Patient specific deep learning based segmentation for magnetic resonance guided prostate radiotherapy

BACKGROUND AND PURPOSE: Treatments on combined Magnetic Resonance (MR) scanners and Linear Accelerators (Linacs) for radiotherapy, called MR-Linacs, often require daily contouring. Currently, deformable image registration (DIR) algorithms propagate contours from reference scans, however large shape and size changes can be troublesome. Artificial neural network (ANN) based contouring may alleviate this issue, however generally requires large datasets for training. Mitigating the problem of scarcity of data, we propose patient specific networks trained on a single dataset for each patient, for contouring onto the following datasets in an adaptive MR-Linacworkflow. MATERIALS AND METHODS: MR-scans from 17 prostate patients treated on an MR-Linac with contours of Clinical Target Volume (CTV), bladder and rectum were utilized.

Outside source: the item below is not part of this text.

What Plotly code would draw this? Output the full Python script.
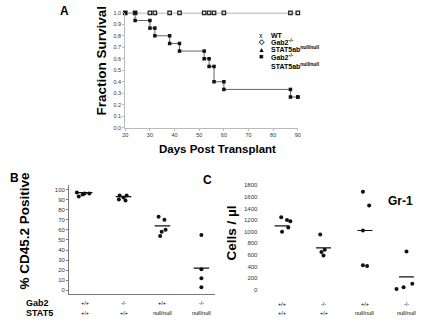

U-net shaped models were trained based on the image from the first fraction of each patient, and subsequently applied onto the following treatment images. Results were compared with manual contours in terms of the Dice coefficient and Added Path Length (APL). As benchmark, contours propagated through the clinical DIR algorithm were similarly evaluated. RESULTS: In Dice coefficient the ANN output was 0.92 ± 0.03, 0.93 ± 0.07 and 0.84 ± 0.10 while for DIR 0.95 ± 0.03, 0.93 ± 0.08, 0.88 ± 0.06 for CTV, bladder and rectum respectively. Similarly, APL where 3109 ± 1642, 7250 ± 4234 and 5041 ± 2666 for ANN and 1835 ± 1621, 7236 ± 4287 and 4170 ± 2920 voxels for DIR. CONCLUSIONS: Patient specific ANN models trained on images from the first fraction of a prostate MR-Linac treatment showed similar accuracy when applied to the subsequent fraction images as a clinically implemented DIR method.